São inúmeros os motivos para isso: falta de vontade política e de compromisso social por parte dos governantes, falta de condições mínimas de trabalho para o professor, seja de material de trabalho, seja de remuneração; falta de consciência dos pais da necessidade de mobilizarem-se na luta por melhores condições nas escolas; falta de visão dos gestores acerca do que é realmente necessário realizar em sua prática e do que é meramente burocrático... falta de tudo!
Todavia, isso não pode ser desculpa ou empecilho para mudar a realidade. Reconhecer a importância da escola básica e conhecer seus problemas deve levar-nos, como sociedade, a nos mobilizarmos para mudar essa situação, exigindo dos governantes que façam a sua parte, equipando as escolas e dando melhores condições de trabalho ao professor.
Esses passos são fundamentais para a construção de uma sociedade mais justa e menos desigual.
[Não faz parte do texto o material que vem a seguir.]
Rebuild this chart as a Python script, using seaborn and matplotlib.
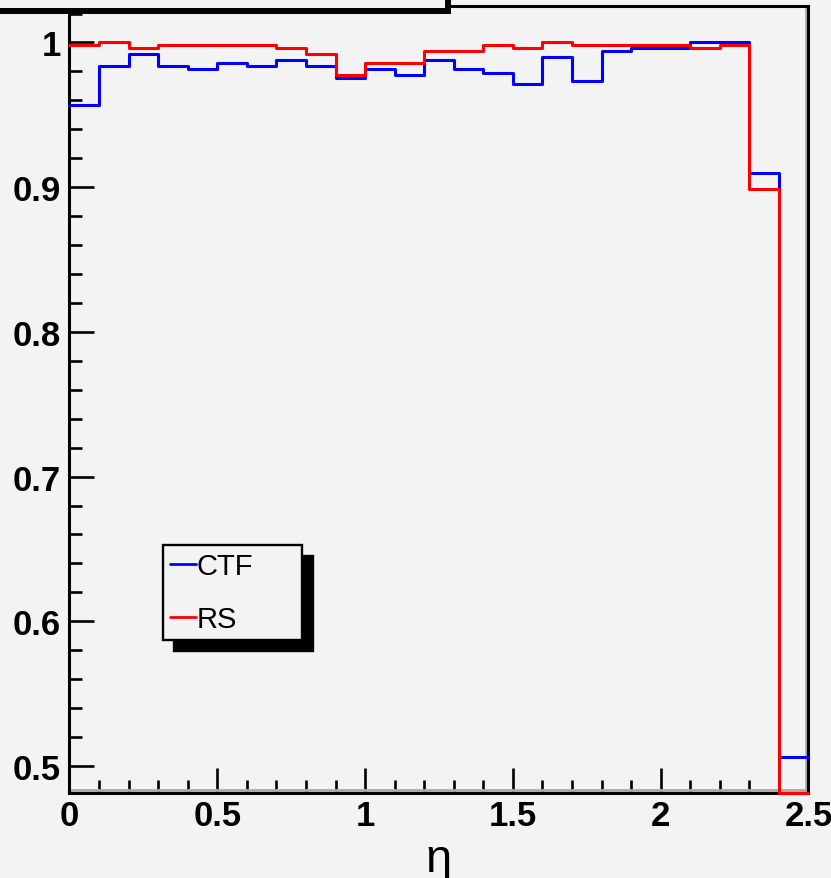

Para a efetivação da cidadania de cada um, para uma verdadeira democracia.
Uma escola que dê ao aluno a chance de escolher entre ver o Programa do Ratinho ou o Jornal Nacional, entre ouvir Bach ou É o Tchan. Entre votar bem ou votar nos mesmos corruptos que nos têm explorado por anos a fio. Que lhe dê liberdade. Porque ninguém é livre sem conhecimento, sem consciência.
Uma escola que mostre ao aluno que o mundo tem jeito, que não foi tudo sempre assim, que vale a pena lutar e coordenar esforços para perseguir um sonho, um ideal. Afinal, não foi assim com o fim da escravidão, e com tantas mudanças históricas que só sucederam em virtude das lutas humanas?
Por isso, o papel fundamental da escola é o de dar ao aluno uma visão sócio-histórico-cultural da evolução da humanidade. Para dar-lhe o direito de escolha, para que ele tenha meios de efetuar essa luta. Dizer que a escola deve preparar profissionalmente é reduzir demais o seu papel. Alegar que deve ser propedêutica ao vestibular é assassinar seu verdadeiro sentido, o que serve principalmente para perpetuar essa sociedade de privilégios em que vivemos.